8 thoughts on “Next Generation Satellites and Sensors to Counter Hypersonic Missiles”

  1. Looking at the graphic, the area to be defended is quite small. Stratospheric balloon sensors, say 30,000 m (90-100.000 ft) might be cheaper, quicker to deploy and less susceptible to point source (launching facility) sabotage or failure. This is of course distributed over economically and strategically vulnerable targets.
    The difficulty resides in the networking, computing, and command structure.
    We haven’t seen much from Brian about the F35 program for a while, but the complexity and system development has been an issue. The SpaceX technology appears useful for the orbital components, but note my previous concern that there are only a few launch sites.

  2. Missile defence like that is something I’d like to see in the hands of relatively democratic, accountable nations rather than the hands of neo-Maoist Marxists and neo-Soviet Putinistas. While rich democracies are better at keeping ahead on such things, the sleazy second comers are often able to cobble something together at the last moment to be annoying.

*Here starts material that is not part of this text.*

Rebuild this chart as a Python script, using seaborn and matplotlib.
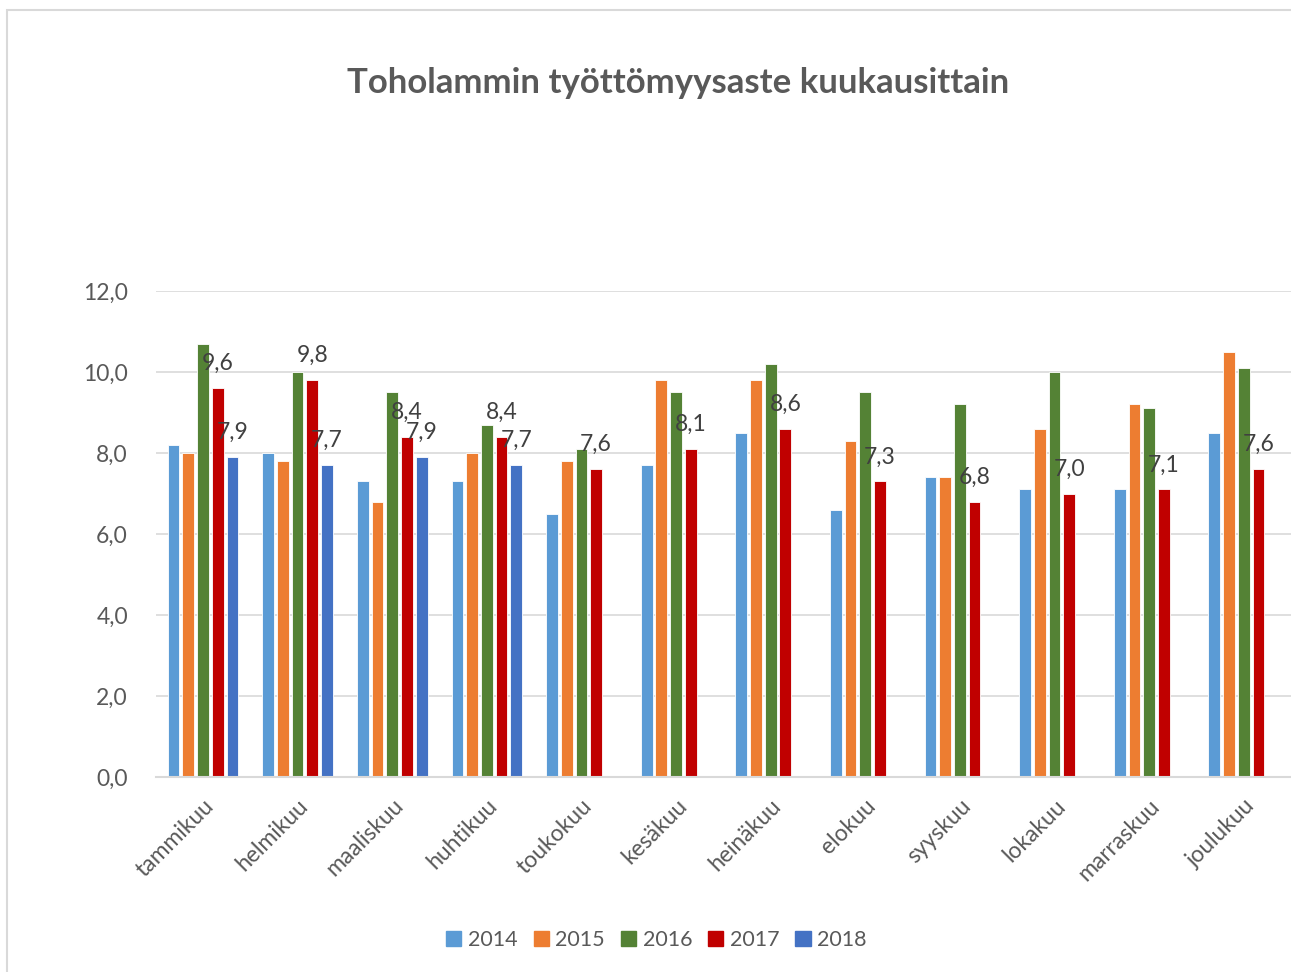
import matplotlib
matplotlib.use("Agg")
import matplotlib.pyplot as plt
import matplotlib.patches as mpatches
import seaborn as sns
import pandas as pd
import numpy as np

months = ["tammikuu", "helmikuu", "maaliskuu", "huhtikuu", "toukokuu", "kesäkuu",
          "heinäkuu", "elokuu", "syyskuu", "lokakuu", "marraskuu", "joulukuu"]
years = ["2014", "2015", "2016", "2017", "2018"]
v2014 = [8.2, 8.0, 7.3, 7.3, 6.5, 7.7, 8.5, 6.6, 7.4, 7.1, 7.1, 8.5]
v2015 = [8.0, 7.8, 6.8, 8.0, 7.8, 9.8, 9.8, 8.3, 7.4, 8.6, 9.2, 10.5]
v2016 = [10.7, 10.0, 9.5, 8.7, 8.1, 9.5, 10.2, 9.5, 9.2, 10.0, 9.1, 10.1]
v2017 = [9.6, 9.8, 8.4, 8.4, 7.6, 8.1, 8.6, 7.3, 6.8, 7.0, 7.1, 7.6]
v2018 = [7.9, 7.7, 7.9, 7.7, None, None, None, None, None, None, None, None]
colors = ["#5B9BD5", "#ED7D31", "#548235", "#C00000", "#4472C4"]
labelled_years = ["2017", "2018"]

series = [v2014, v2015, v2016, v2017, v2018]
rows = []
for y, vals in zip(years, series):
    for m, v in zip(months, vals):
        rows.append({"month": m, "year": y, "value": np.nan if v is None else v})
df = pd.DataFrame(rows)

sns.set_theme(style="white")
plt.rcParams["font.family"] = ["Lato", "DejaVu Sans"]

fig = plt.figure(figsize=(12.91, 9.72), dpi=100)
ax = fig.add_axes([0.1206, 0.2006, 0.8794, 0.5])

sns.barplot(data=df, x="month", y="value", hue="year", order=months, hue_order=years,
            palette=colors, saturation=1, width=0.777, gap=0.2, dodge=True, errorbar=None,
            edgecolor="white", linewidth=0.6, ax=ax, legend=False)

ax.set_ylim(0, 12)
ax.set_xlim(-0.5, len(months) - 0.5)
ax.set_yticks(np.arange(0, 12.1, 2))
ax.set_yticklabels([f"{t:.1f}".replace(".", ",") for t in np.arange(0, 12.1, 2)])
ax.yaxis.grid(True, color="#D9D9D9", linewidth=1.2)
ax.set_axisbelow(True)
for s in ["left", "right", "top"]:
    ax.spines[s].set_visible(False)
ax.spines["bottom"].set_color("#D9D9D9")
ax.spines["bottom"].set_linewidth(1.5)
ax.set_xlabel("")
ax.set_ylabel("")
ax.tick_params(axis="y", length=0, pad=20, labelsize=16.5, labelcolor="#595959")
ax.tick_params(axis="x", length=0, pad=13, labelsize=16.5, labelcolor="#595959")
for lab in ax.get_xticklabels():
    lab.set_rotation(45)
    lab.set_ha("right")
    lab.set_rotation_mode("anchor")

# data labels on 2017 and 2018
for cont, y in zip(ax.containers, years):
    if y in labelled_years:
        labels = ["" if np.isnan(b.get_height()) else f"{b.get_height():.1f}".replace(".", ",")
                  for b in cont]
        ax.bar_label(cont, labels=labels, padding=10, fontsize=16.5, color="#404040")

fig.text(0.5256, 0.915, "Toholammin työttömyysaste kuukausittain", ha="center", va="center",
         fontsize=25, fontweight="bold", color="#595959")

handles = [mpatches.Patch(color=c, label=y) for c, y in zip(colors, years)]
fig.legend(handles=handles, loc="center", bbox_to_anchor=(0.5085, 0.033), ncol=5,
           frameon=False, fontsize=15.5, handlelength=0.7, handleheight=0.7,
           handletextpad=0.3, columnspacing=0.75, labelcolor="#595959")

# outer chart border
border = mpatches.Rectangle((7 / 1291, -0.05), 1.2, 1 - 10 / 972 + 0.05,
                            transform=fig.transFigure, fill=False,
                            edgecolor="#D9D9D9", linewidth=1.5)
fig.patches.append(border)

fig.savefig("out.png", dpi=100)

    Speaking of which, I recently heard a statistic about how the wealth produced and accumulated by Chinese outside of China greatly eclipses the amount produced inside China despite the lower numbers of expatriates compared to Chinese still under CCP rule. I wonder what the numbers for Russians inside vs outside the Russian Federation show.

    • yep, that is why I want the western democracies to militarize the orbitals first and keep others from doing so.

      With the ultimate in high ground we can:

      intercept ICBM’s & end the threat of M.A.D. from china, russia etc. as well as any nation
      looking to develop nuclear ICBM’s. (what’s the point of a nuke if you can’t get it close to the enemy?)

      Detect and intercept hypersonics, cruise and other long range missiles/aircraft.

      Eliminate costly & provocative forward military bases needed for long range strikes.

      Force inspections of satellites sent to orbit & end foreign espionage & GPS satellites.

      Bypass foreign internet firewalls, (good luck jamming the upcoming laser uplinks!)

      & probably more.

      • Bypassing M.A.D is not possible; most of the cold war was spent trying to “win” by making a bigger nuclear stockpile so each country could destroy the other more (as if once we had bigger rockets, the threat of soviet attack would go away). Other countries, especially nondemocratic, belligerent ones, hate the idea of being pushed around by US military superiority, and see it as an existential goal to have the same level capabilities as us. As we’ve seen over and over in the past, building stronger and badder weapons doesn’t encourage the enemy to submit; it just encourages them to build bigger and badder weapons themselves.

        • No wonder why the cycle of wars continues with Snake Oil Baron and Bob reasoning its a good idea to back wounded dogs into the corner. Speaking about “relatively democratic accountable nations” as if that were true. The most popular president is history was superseded by the only un-elected one all about 10 years after JKF was assassinated. Are these “relatively democratic and accountable nations” the ones that keep Assange locked up? Anybody who doesn’t fear further consolidation of government power is a fool. I want to watch it all go down. Learn to swim.

          Merry Christmas.

        • In general, yes, the best defense is attack. I am from Russia myself, but in principle I have no loyalty to anyone. If I were your government, I would concentrate not only on defensive capabilities, but on offensive ones, too. The same SpaceXs, in combination with new missile defense systems, will provide for several years the ability to launch a nuclear strike without a response (although then it will disappear again).
          When the next time an advantage is achieved, such that you can destroy the enemy, but the enemy cannot answer you or will answer weakly, I would take advantage of it if I were you. That is, he would launch a preventive strike on all countries hostile to you. I would bomb their capitals, factories, laboratories, industrial centers, military bases using nuclear weapons. Afterwards, he would force him to sign an agreement on the refusal of space exploration, the use of nuclear energy, developments in the field of AI and biotechnology. He “asked” the rest of the countries to sign the same thing. Of course, there would be a lot of outcry about military aggression and the death of a couple of million or tens of millions of people, but the reality is that the winners are not judged. The rest of the countries would measure up to strength and accept new rules of the game in which only the United States and its allies have the right to develop and use technologies.

          • Yikes. Thank goodness people like you weren’t in charge during the cold war (although there were plenty in the public who shared your opinion).

            • And what did they achieve? Those people who were in your power? The world is again on the verge of a global war, you are despised for weakness and cowardice, millions of better people from countries like Iran and Russia are forced to run like cockroaches around the world, you have a sea of ​​enemies, the result is uncertain. If only they would let me manage your resources, I would put an end to all threats once and for all. One world, no terrorists (after the death of their sponsors), no rogue countries, common rules. The biggest problem is what to spend taxes on. Are a couple of tens of millions of enemies’ lives and a couple of millions of our own lives worth more than such a world?